Hi, i need some help as i'm not good with SQL. I have 2 databases n SQL and i'm trying to write a rountine were it inserts all the new data from a live table to another table in another database.
Is there any way how to do this?
Once i have figurered that bit out i need to run the rountine every night automaically.
I would really appreciate if you have the answers for my questions
Thankyou in advanceinsert
into anotherdb.anothertable
select *
from livetable
where data = 'new'|||insert
into anotherdb.anothertable
select *
from livetable
where data = 'new'
You funny
What the DDL look like?|||We've had a topic name change - ANSI SQL - Yay! :D|||You funnyi are oney tryna be hepful :angel:
i used all the available information in the oiriginal post!!|||R937: Is the "anotherdb" from your example code a user (as in Microsoft/Sybase), a schema (as in Oracle/DB2), a database (as in MySQL/Pervasive), or something different? I guess that my point is that your code as presented will do slightly different things, depending on which database implementation is used to execute it.
-PatP|||PatP: yes :)|||Rudy's query works in DB2 even if both tables reside in different databases (not only different schemas) - DB2 for z/OS, that is. ;-)
The interesting thing is that ISO/IEC 9075:2003-2 is very, very vague about what a "database" actually is. This results from the fact that different DBMS vendors apply this term to different concepts (and DBMS vendors drive the standard).

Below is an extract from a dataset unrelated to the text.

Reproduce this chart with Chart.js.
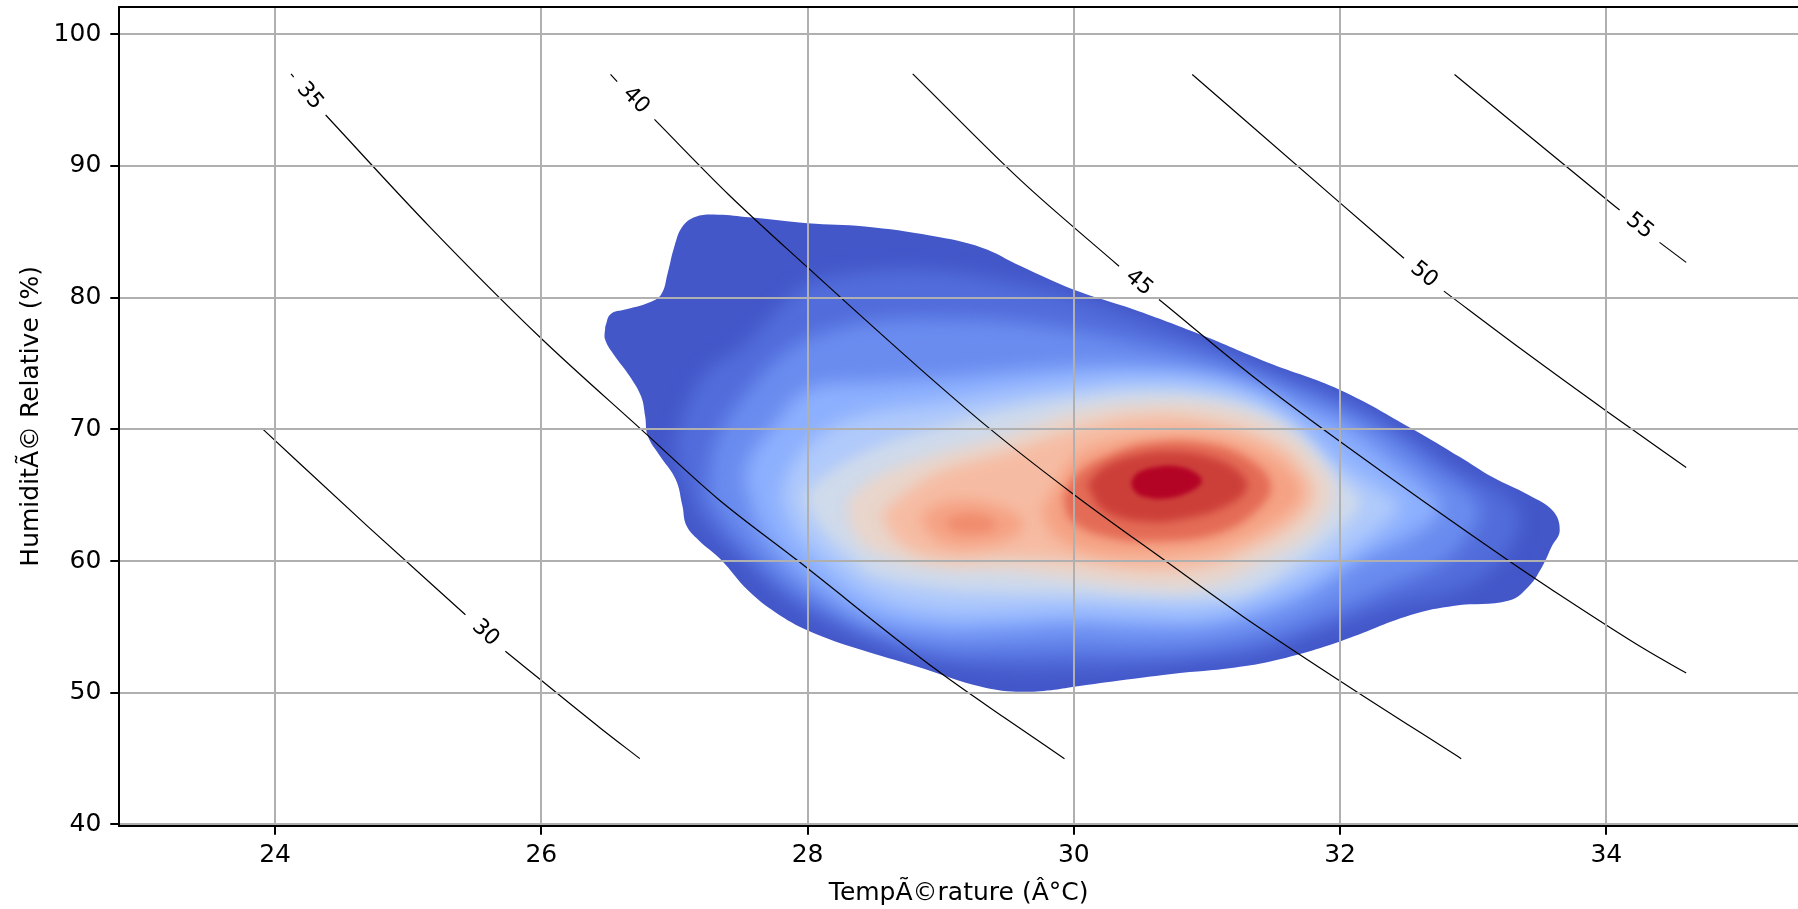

@.Hemish: you should be a bit more specific what you mean. Do you refer to schemas/schemata or federation?|||Instead of writing a query you might be better using the backup tools available for your particular database system. For MSSQL you can set up nightly backup jobs using the scheduling tool that is available. In MySQL you can use the Mysqldump utility (from cmd line) to run a backup, which you could schedule using a cronjob (if unix) or windows scheduler (if win).|||Backup tools are not standard SQL, of course...|||Backup tools are not standard SQL, of course...Yeah, Standard SQL doesn't support backups (literally true, since backups are only supported through vendor extensions, the standard definitions don't provide any references to backups).